■ **Written task**
Copy out the listing that follows exactly, dropping every picture.

↓

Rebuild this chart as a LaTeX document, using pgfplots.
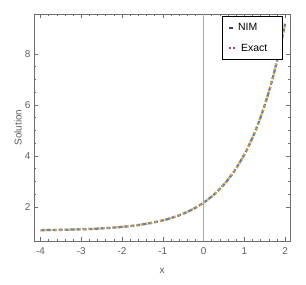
\documentclass[border=0pt]{standalone}
\usepackage{fontspec}
\setmainfont{Liberation Sans}
\usepackage{pgfplots}
\pgfplotsset{compat=1.18}
\definecolor{nimblue}{RGB}{94,129,181}
\definecolor{exorange}{RGB}{232,160,40}
\definecolor{txtgray}{RGB}{95,95,95}
\definecolor{framegray}{RGB}{110,110,110}
\definecolor{legnavy}{RGB}{60,60,150}
\definecolor{legpurple}{RGB}{160,70,110}
\begin{document}
\begin{tikzpicture}
\useasboundingbox (0,0) rectangle (306bp,285bp);
\begin{axis}[
 at={(34bp,44bp)}, anchor=south west,
 width=256bp, height=227bp, scale only axis,
 xmin=-4.16, xmax=2.12, ymin=0.655, ymax=9.57,
 xtick={-4,-3,-2,-1,0,1,2}, ytick={2,4,6,8},
 minor x tick num=4, minor y tick num=3,
 tick align=inside, major tick length=4bp, minor tick length=2bp,
 axis line style={framegray, line width=0.6bp},
 every tick/.style={framegray, line width=0.5bp},
 tick label style={font=\fontsize{10}{12}\selectfont, text=txtgray},
 xticklabel style={yshift=-3bp},
 /pgf/number format/assume math mode=true,
 xlabel={x}, ylabel={Solution},
 label style={font=\fontsize{10}{12}\selectfont, text=txtgray},
 xlabel style={at={(axis description cs:0.5,0)}, anchor=base, yshift=-33bp},
 ylabel style={at={(axis description cs:-0.0625,0.5)}, anchor=center},
 legend style={at={(rel axis cs:0.973,0.991)}, anchor=north east, draw=black,
   line width=0.7bp, font=\fontsize{10.5}{12}\selectfont, text=black,
   inner xsep=5.5bp, inner ysep=5bp, row sep=8bp},
 legend cell align=left,
]
\addplot[gray!70, line width=0.8bp, forget plot] coordinates {(0,0.655) (0,9.57)};
\addplot[nimblue, line width=2.3bp, dash pattern=on 4bp off 2bp, smooth,
  legend image code/.code={\draw[legnavy, line width=2bp] (0bp,0bp) -- (6bp,0bp);}]
 coordinates {
(-4,1.080) (-3.75,1.086) (-3.5,1.093) (-3.25,1.103) (-3,1.115) (-2.75,1.130)
(-2.5,1.150) (-2.25,1.176) (-2,1.209) (-1.75,1.251) (-1.5,1.305) (-1.25,1.375)
(-1,1.465) (-0.75,1.580) (-0.5,1.727) (-0.25,1.917) (0,2.160) (0.25,2.472)
(0.5,2.874) (0.75,3.389) (1,4.050) (1.125,4.448) (1.25,4.899) (1.375,5.411)
(1.5,5.990) (1.625,6.646) (1.75,7.390) (1.875,8.233) (2,9.188)
};
\addlegendentry{NIM\hspace*{18bp}}
\addplot[exorange, line width=2.3bp, dash pattern=on 1.6bp off 3.2bp, smooth,
  legend image code/.code={\draw[legpurple, line width=2bp, dash pattern=on 1.5bp off 2.5bp] (0bp,0bp) -- (6bp,0bp);}]
 coordinates {
(-4,1.080) (-3.75,1.086) (-3.5,1.093) (-3.25,1.103) (-3,1.115) (-2.75,1.130)
(-2.5,1.150) (-2.25,1.176) (-2,1.209) (-1.75,1.251) (-1.5,1.305) (-1.25,1.375)
(-1,1.465) (-0.75,1.580) (-0.5,1.727) (-0.25,1.917) (0,2.160) (0.25,2.472)
(0.5,2.874) (0.75,3.389) (1,4.050) (1.125,4.448) (1.25,4.899) (1.375,5.411)
(1.5,5.990) (1.625,6.646) (1.75,7.390) (1.875,8.233) (2,9.188)
};
\addlegendentry{\hspace*{3bp}Exact}
\end{axis}
\end{tikzpicture}
\end{document}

↑

■ **Final result**
Rebuild this chart as a LaTeX document, using pgfplots.
\documentclass[border=0pt]{standalone}
\usepackage{fontspec}
\setmainfont{Liberation Sans}
\usepackage{pgfplots}
\pgfplotsset{compat=1.18}
\definecolor{nimblue}{RGB}{94,129,181}
\definecolor{exorange}{RGB}{232,160,40}
\definecolor{txtgray}{RGB}{95,95,95}
\definecolor{framegray}{RGB}{110,110,110}
\definecolor{legnavy}{RGB}{60,60,150}
\definecolor{legpurple}{RGB}{160,70,110}
\begin{document}
\begin{tikzpicture}
\useasboundingbox (0,0) rectangle (306bp,285bp);
\begin{axis}[
 at={(34bp,44bp)}, anchor=south west,
 width=256bp, height=227bp, scale only axis,
 xmin=-4.16, xmax=2.12, ymin=0.655, ymax=9.57,
 xtick={-4,-3,-2,-1,0,1,2}, ytick={2,4,6,8},
 minor x tick num=4, minor y tick num=3,
 tick align=inside, major tick length=4bp, minor tick length=2bp,
 axis line style={framegray, line width=0.6bp},
 every tick/.style={framegray, line width=0.5bp},
 tick label style={font=\fontsize{10}{12}\selectfont, text=txtgray},
 xticklabel style={yshift=-3bp},
 /pgf/number format/assume math mode=true,
 xlabel={x}, ylabel={Solution},
 label style={font=\fontsize{10}{12}\selectfont, text=txtgray},
 xlabel style={at={(axis description cs:0.5,0)}, anchor=base, yshift=-33bp},
 ylabel style={at={(axis description cs:-0.0625,0.5)}, anchor=center},
 legend style={at={(rel axis cs:0.973,0.991)}, anchor=north east, draw=black,
   line width=0.7bp, font=\fontsize{10.5}{12}\selectfont, text=black,
   inner xsep=5.5bp, inner ysep=5bp, row sep=8bp},
 legend cell align=left,
]
\addplot[gray!70, line width=0.8bp, forget plot] coordinates {(0,0.655) (0,9.57)};
\addplot[nimblue, line width=2.3bp, dash pattern=on 4bp off 2bp, smooth,
  legend image code/.code={\draw[legnavy, line width=2bp] (0bp,0bp) -- (6bp,0bp);}]
 coordinates {
(-4,1.080) (-3.75,1.086) (-3.5,1.093) (-3.25,1.103) (-3,1.115) (-2.75,1.130)
(-2.5,1.150) (-2.25,1.176) (-2,1.209) (-1.75,1.251) (-1.5,1.305) (-1.25,1.375)
(-1,1.465) (-0.75,1.580) (-0.5,1.727) (-0.25,1.917) (0,2.160) (0.25,2.472)
(0.5,2.874) (0.75,3.389) (1,4.050) (1.125,4.448) (1.25,4.899) (1.375,5.411)
(1.5,5.990) (1.625,6.646) (1.75,7.390) (1.875,8.233) (2,9.188)
};
\addlegendentry{NIM\hspace*{18bp}}
\addplot[exorange, line width=2.3bp, dash pattern=on 1.6bp off 3.2bp, smooth,
  legend image code/.code={\draw[legpurple, line width=2bp, dash pattern=on 1.5bp off 2.5bp] (0bp,0bp) -- (6bp,0bp);}]
 coordinates {
(-4,1.080) (-3.75,1.086) (-3.5,1.093) (-3.25,1.103) (-3,1.115) (-2.75,1.130)
(-2.5,1.150) (-2.25,1.176) (-2,1.209) (-1.75,1.251) (-1.5,1.305) (-1.25,1.375)
(-1,1.465) (-0.75,1.580) (-0.5,1.727) (-0.25,1.917) (0,2.160) (0.25,2.472)
(0.5,2.874) (0.75,3.389) (1,4.050) (1.125,4.448) (1.25,4.899) (1.375,5.411)
(1.5,5.990) (1.625,6.646) (1.75,7.390) (1.875,8.233) (2,9.188)
};
\addlegendentry{\hspace*{3bp}Exact}
\end{axis}
\end{tikzpicture}
\end{document}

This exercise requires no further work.